--- Data provided ---
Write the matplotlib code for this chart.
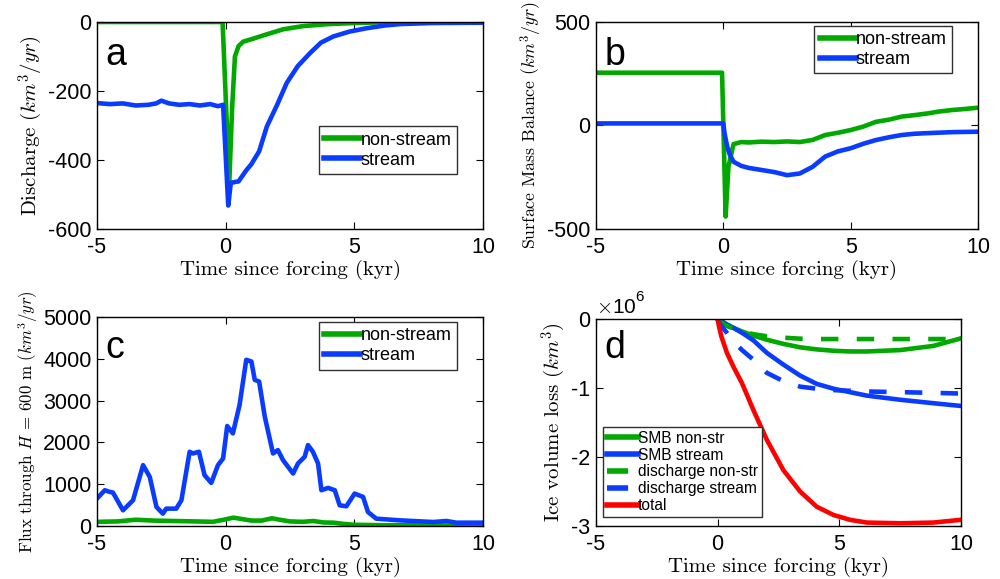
import numpy as np
import matplotlib
matplotlib.use("Agg")
import matplotlib.pyplot as plt

plt.rcParams['font.family'] = ['Liberation Sans', 'DejaVu Sans']
plt.rcParams['mathtext.fontset'] = 'cm'
plt.rcParams['axes.unicode_minus'] = False

green = '#00a800'
blue = '#0a3cff'
red = '#ff0000'

# (a) discharge, km^3/yr
t_dis_ns = [-5, -0.12, 0.14, 0.25, 0.36, 0.5, 0.68, 1.0, 1.5, 2.24, 3.0, 4.0, 5.0, 6.0, 8.0, 10]
dis_ns = [0, 0, -467, -250, -100, -70, -57, -50, -38, -21, -12, -6, -3, -1, 0, 0]
t_dis_s = [-5, -4.5, -4.0, -3.5, -3.0, -2.7, -2.5, -2.2, -1.8, -1.4, -1.0, -0.6, -0.3, -0.1,
           0.1, 0.2, 0.5, 0.8, 1.0, 1.3, 1.6, 2.0, 2.37, 2.8, 3.28, 3.7, 4.18, 4.8, 5.48, 6.2, 6.78, 8.0, 10]
dis_s = [-235, -238, -236, -242, -240, -236, -228, -236, -240, -238, -242, -238, -244, -240,
         -532, -466, -462, -430, -412, -375, -303, -240, -177, -128, -90, -60, -42, -28, -18, -10, -6, -3, -2]

# (b) surface mass balance, km^3/yr
t_smb_ns = [-5, -0.05, 0.09, 0.2, 0.4, 0.7, 1.0, 1.5, 2.0, 2.5, 3.0, 3.5, 4.0, 4.5, 5.0, 5.5,
            6.0, 6.5, 7.0, 7.5, 8.0, 8.5, 9.0, 9.5, 10]
smb_ns = [255, 255, -440, -200, -90, -80, -82, -78, -80, -77, -80, -70, -46, -35, -22, -5,
          18, 28, 43, 50, 58, 68, 75, 80, 86]
t_smb_s = [-5, 0.0, 0.05, 0.15, 0.25, 0.4, 0.7, 1.0, 1.5, 2.0, 2.5, 3.0, 3.5, 4.0, 4.5, 5.0,
           5.5, 6.0, 6.5, 7.0, 7.5, 8.0, 9.0, 10]
smb_s = [10, 10, -40, -100, -140, -175, -195, -205, -215, -225, -240, -232, -200, -150, -125, -110,
         -88, -70, -57, -46, -40, -37, -32, -30]

# (c) flux through H = 600 m, km^3/yr
t_flux_s = [-5, -4.7, -4.5, -4.38, -3.99, -3.6, -3.47, -3.21, -2.95, -2.69, -2.44, -2.31, -1.92,
            -1.72, -1.4, -1.27, -1.04, -0.82, -0.56, -0.3, -0.1, 0.06, 0.28, 0.54, 0.8, 1.0,
            1.13, 1.3, 1.52, 1.84, 2.03, 2.23, 2.62, 2.81, 3.07, 3.2, 3.39, 3.59, 3.72, 3.98,
            4.24, 4.43, 4.69, 5.01, 5.34, 5.53, 5.85, 6.76, 8.06, 8.58, 8.96, 10]
flux_s = [656, 856, 816, 800, 376, 616, 896, 1456, 1176, 456, 296, 416, 416,
          616, 1776, 1736, 1776, 1216, 1032, 1456, 1616, 2392, 2216, 2896, 3976, 3936,
          3496, 3456, 2616, 1736, 1816, 1576, 1256, 1496, 1656, 1936, 1776, 1496, 856, 912,
          856, 496, 472, 776, 696, 336, 176, 136, 96, 120, 80, 80]
t_flux_ns = [-5, -4.2, -3.5, -2.8, -2.0, -1.2, -0.5, 0.0, 0.3, 0.6, 1.0, 1.4, 1.8, 2.1, 2.5,
             3.0, 3.4, 3.8, 4.2, 4.6, 5.0, 6.0, 8.0, 10]
flux_ns = [100, 110, 150, 130, 120, 110, 100, 160, 200, 170, 130, 130, 185, 150, 110,
           100, 120, 85, 80, 50, 30, 20, 15, 10]

# (d) cumulative ice volume loss, 10^6 km^3
t_vol = [0, 0.05, 0.15, 0.38, 0.66, 1.0, 1.47, 2.02, 2.7, 3.39, 4.07, 4.76, 5.44, 6.13, 7.5, 8.86, 10]
vol_total = [0, -0.10, -0.25, -0.49, -0.70, -0.93, -1.32, -1.75, -2.19, -2.50, -2.72, -2.84,
             -2.91, -2.95, -2.96, -2.95, -2.91]
vol_smb_ns = [0, -0.01, -0.03, -0.08, -0.13, -0.18, -0.24, -0.30, -0.36, -0.41, -0.44, -0.46,
              -0.47, -0.47, -0.45, -0.39, -0.28]
vol_smb_s = [0, -0.01, -0.03, -0.08, -0.13, -0.20, -0.31, -0.49, -0.66, -0.82, -0.94, -1.01,
             -1.06, -1.11, -1.17, -1.22, -1.26]
vol_dis_ns = [0, -0.02, -0.05, -0.10, -0.14, -0.18, -0.22, -0.25, -0.27, -0.285, -0.29, -0.29,
              -0.29, -0.29, -0.29, -0.29, -0.29]
vol_dis_s = [0, -0.04, -0.10, -0.20, -0.33, -0.45, -0.59, -0.78, -0.90, -0.98, -1.01, -1.03,
             -1.04, -1.05, -1.06, -1.07, -1.08]

xlab = 'Time since forcing (kyr)'
lw = 3.3
dash = (0, (3.8, 4.0))

fig = plt.figure(figsize=(10, 5.79), dpi=100)
ax_a = fig.add_axes([0.097, 0.6045, 0.386, 0.3575])
ax_b = fig.add_axes([0.596, 0.6045, 0.382, 0.3575])
ax_c = fig.add_axes([0.097, 0.0915, 0.386, 0.361])
ax_d = fig.add_axes([0.596, 0.0915, 0.365, 0.3575])


def style(ax, ylabel, ysize):
    ax.set_xlim(-5, 10)
    ax.set_xticks([-5, 0, 5, 10])
    ax.tick_params(direction='in', top=True, right=True, length=5, width=0.8,
                   labelsize=15.5, pad=4)
    ax.tick_params(axis='x', pad=6)
    for s in ax.spines.values():
        s.set_linewidth(1.0)
    ax.set_xlabel(xlab, fontfamily='cmr10', fontsize=15, labelpad=1)
    ax.set_ylabel(ylabel, fontfamily='cmr10', fontsize=ysize, labelpad=2)


def legend(ax, loc, anchor, fs=13, spacing=0.15, pad=0.3):
    leg = ax.legend(loc=loc, bbox_to_anchor=anchor, fontsize=fs, handlelength=2.0,
                    handletextpad=0.0, borderpad=pad, labelspacing=spacing,
                    fancybox=False, framealpha=1, borderaxespad=0)
    leg.get_frame().set_edgecolor('#303030')
    leg.get_frame().set_linewidth(1.0)
    for h in leg.get_lines():
        h.set_linewidth(4.0)
    return leg


def letter(ax, s, y):
    ax.text(0.022, y, s, transform=ax.transAxes, fontsize=27, va='center', ha='left')


# a
ax_a.plot(t_dis_ns, dis_ns, color=green, lw=lw, label='non-stream')
ax_a.plot(t_dis_s, dis_s, color=blue, lw=lw, label='stream')
ax_a.set_ylim(-600, 0)
ax_a.set_yticks([-600, -400, -200, 0])
style(ax_a, r'Discharge $(km^3/yr)$', 15)
legend(ax_a, 'lower left', (0.575, 0.266))
letter(ax_a, 'a', 0.84)

# b
ax_b.plot(t_smb_ns, smb_ns, color=green, lw=lw, label='non-stream')
ax_b.plot(t_smb_s, smb_s, color=blue, lw=lw, label='stream')
ax_b.set_ylim(-500, 500)
ax_b.set_yticks([-500, 0, 500])
style(ax_b, r'Surface Mass Balance $(km^3/yr)$', 12.8)
legend(ax_b, 'upper left', (0.571, 0.981))
letter(ax_b, 'b', 0.84)

# c
ax_c.plot(t_flux_ns, flux_ns, color=green, lw=lw, label='non-stream')
ax_c.plot(t_flux_s, flux_s, color=blue, lw=lw, label='stream')
ax_c.set_ylim(0, 5000)
ax_c.set_yticks([0, 1000, 2000, 3000, 4000, 5000])
style(ax_c, r'Flux through $H$ = 600 m $(km^3/yr)$', 12.2)
legend(ax_c, 'upper left', (0.575, 0.976))
letter(ax_c, 'c', 0.85)

# d
ax_d.plot(t_vol, vol_smb_ns, color=green, lw=lw, label='SMB non-str')
ax_d.plot(t_vol, vol_smb_s, color=blue, lw=lw, label='SMB stream')
ax_d.plot(t_vol, vol_dis_ns, color=green, lw=lw, ls=dash, label='discharge non-str')
ax_d.plot(t_vol, vol_dis_s, color=blue, lw=lw, ls=dash, label='discharge stream')
ax_d.plot(t_vol, vol_total, color=red, lw=lw, label='total')
ax_d.set_ylim(-3, 0)
ax_d.set_yticks([-3, -2, -1, 0])
style(ax_d, r'Ice volume loss $(km^3)$', 15)
legend(ax_d, 'lower left', (0.019, 0.043), fs=11.2, spacing=0.12, pad=0.25)
letter(ax_d, 'd', 0.86)
ax_d.text(0.0, 1.01, r'$\times$10', transform=ax_d.transAxes, fontsize=15, va='bottom')
ax_d.text(0.108, 1.075, '6', transform=ax_d.transAxes, fontsize=11, va='bottom')

fig.savefig('out.png', dpi=100)
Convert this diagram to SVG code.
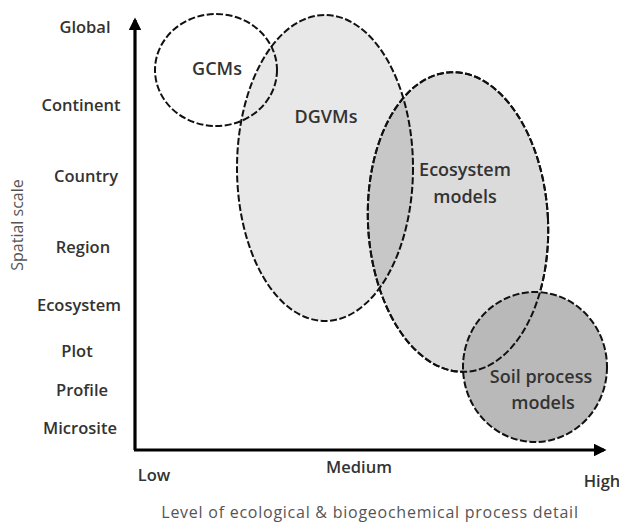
<svg xmlns="http://www.w3.org/2000/svg" width="619" height="522" viewBox="0 0 619 522">
<style>
.ring{stroke:#111;stroke-width:2;stroke-dasharray:7 2.5}
.lbl{font-family:"Open Sans","Liberation Sans",sans-serif;font-weight:600;font-size:16.5px;fill:#333;text-anchor:middle}
.in{font-size:18px}
.ax{stroke:#000;stroke-width:3.2;fill:none}
.cap{font-family:"Open Sans","Liberation Sans",sans-serif;font-size:16px;fill:#555}
</style>
<defs>
<marker id="ah" viewBox="0 0 10 10" refX="8" refY="5" markerWidth="4" markerHeight="4" orient="auto" markerUnits="strokeWidth">
<path d="M0,0 L10,5 L0,10 z" fill="#000"/>
</marker>
<ellipse id="ecoShape" cx="458" cy="222" rx="90" ry="150" transform="rotate(-3 458 222)"/>
</defs>
<rect width="619" height="522" fill="#fff"/>
<g id="dgvms"><ellipse class="ring" cx="325" cy="168" rx="88" ry="153" fill="#000" fill-opacity="0.09"/></g>
<g id="ecosystem"><use href="#ecoShape" class="ring" fill="#000" fill-opacity="0.14"/></g>
<g id="soil"><ellipse cx="535" cy="367" rx="72" ry="75" fill="#b9b9b9"/><use href="#ecoShape" class="ring" fill="none"/><ellipse class="ring" cx="535" cy="367" rx="72" ry="75" fill="none"/></g>
<g id="gcms"><ellipse class="ring" cx="216" cy="70" rx="61" ry="56" fill="none"/></g>
<g id="connectors">
<line class="ax" x1="135" y1="450" x2="135" y2="20" marker-end="url(#ah)"/>
<line class="ax" x1="134" y1="450" x2="604" y2="450" marker-end="url(#ah)"/>
</g>
<g id="labels">
<text class="lbl in" x="217" y="75">GCMs</text>
<text class="lbl in" x="326" y="123">DGVMs</text>
<text class="lbl in" x="465" y="176">Ecosystem</text>
<text class="lbl in" x="465" y="203">models</text>
<text class="lbl in" x="541" y="383">Soil process</text>
<text class="lbl in" x="543" y="409">models</text>
<text class="lbl" x="85" y="33">Global</text>
<text class="lbl" x="81" y="111">Continent</text>
<text class="lbl" x="86" y="182">Country</text>
<text class="lbl" x="83" y="253">Region</text>
<text class="lbl" x="79" y="311">Ecosystem</text>
<text class="lbl" x="77" y="357">Plot</text>
<text class="lbl" x="82" y="396">Profile</text>
<text class="lbl" x="80" y="434">Microsite</text>
<text class="lbl" x="154" y="481">Low</text>
<text class="lbl" x="359" y="473">Medium</text>
<text class="lbl" x="602" y="487">High</text>
<text class="cap" x="370" y="518" text-anchor="middle" letter-spacing="0.75">Level of ecological &amp; biogeochemical process detail</text>
<text class="cap" x="0" y="0" text-anchor="middle" font-size="13" transform="translate(23 225) rotate(-90)">Spatial scale</text>
</g>
</svg>
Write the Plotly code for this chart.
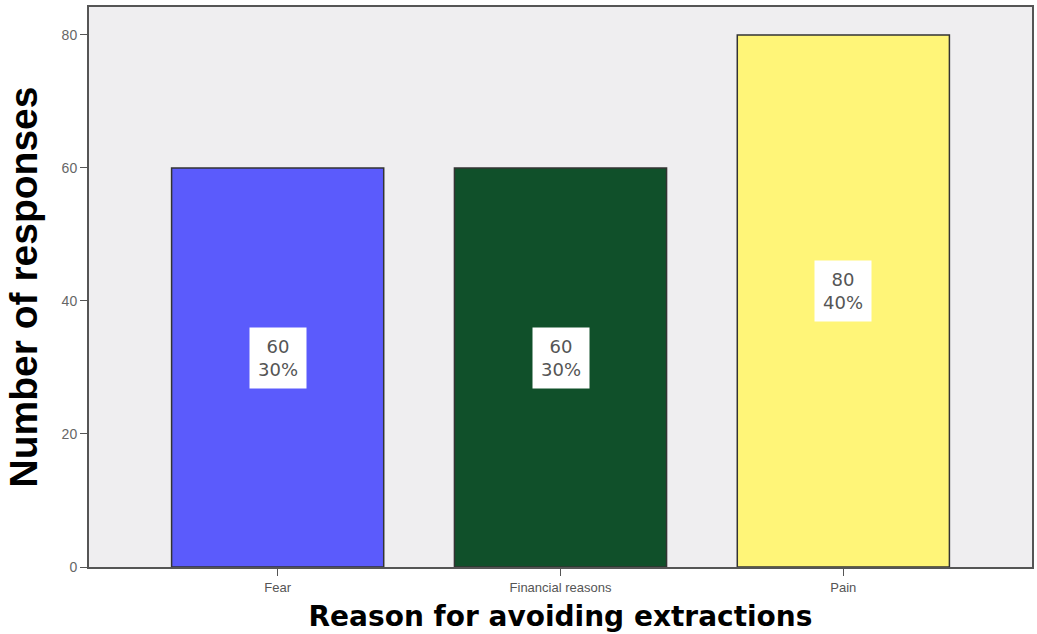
---
**Set exercise**
Give again, exactly, the lines from the start of the data through the one holding "-10, -6, -3, -2]"; omit the pictures.

**Correct result**
Write the matplotlib code for this chart.
import numpy as np
import matplotlib
matplotlib.use("Agg")
import matplotlib.pyplot as plt

plt.rcParams['font.family'] = ['Liberation Sans', 'DejaVu Sans']
plt.rcParams['mathtext.fontset'] = 'cm'
plt.rcParams['axes.unicode_minus'] = False

green = '#00a800'
blue = '#0a3cff'
red = '#ff0000'

# (a) discharge, km^3/yr
t_dis_ns = [-5, -0.12, 0.14, 0.25, 0.36, 0.5, 0.68, 1.0, 1.5, 2.24, 3.0, 4.0, 5.0, 6.0, 8.0, 10]
dis_ns = [0, 0, -467, -250, -100, -70, -57, -50, -38, -21, -12, -6, -3, -1, 0, 0]
t_dis_s = [-5, -4.5, -4.0, -3.5, -3.0, -2.7, -2.5, -2.2, -1.8, -1.4, -1.0, -0.6, -0.3, -0.1,
           0.1, 0.2, 0.5, 0.8, 1.0, 1.3, 1.6, 2.0, 2.37, 2.8, 3.28, 3.7, 4.18, 4.8, 5.48, 6.2, 6.78, 8.0, 10]
dis_s = [-235, -238, -236, -242, -240, -236, -228, -236, -240, -238, -242, -238, -244, -240,
         -532, -466, -462, -430, -412, -375, -303, -240, -177, -128, -90, -60, -42, -28, -18, -10, -6, -3, -2]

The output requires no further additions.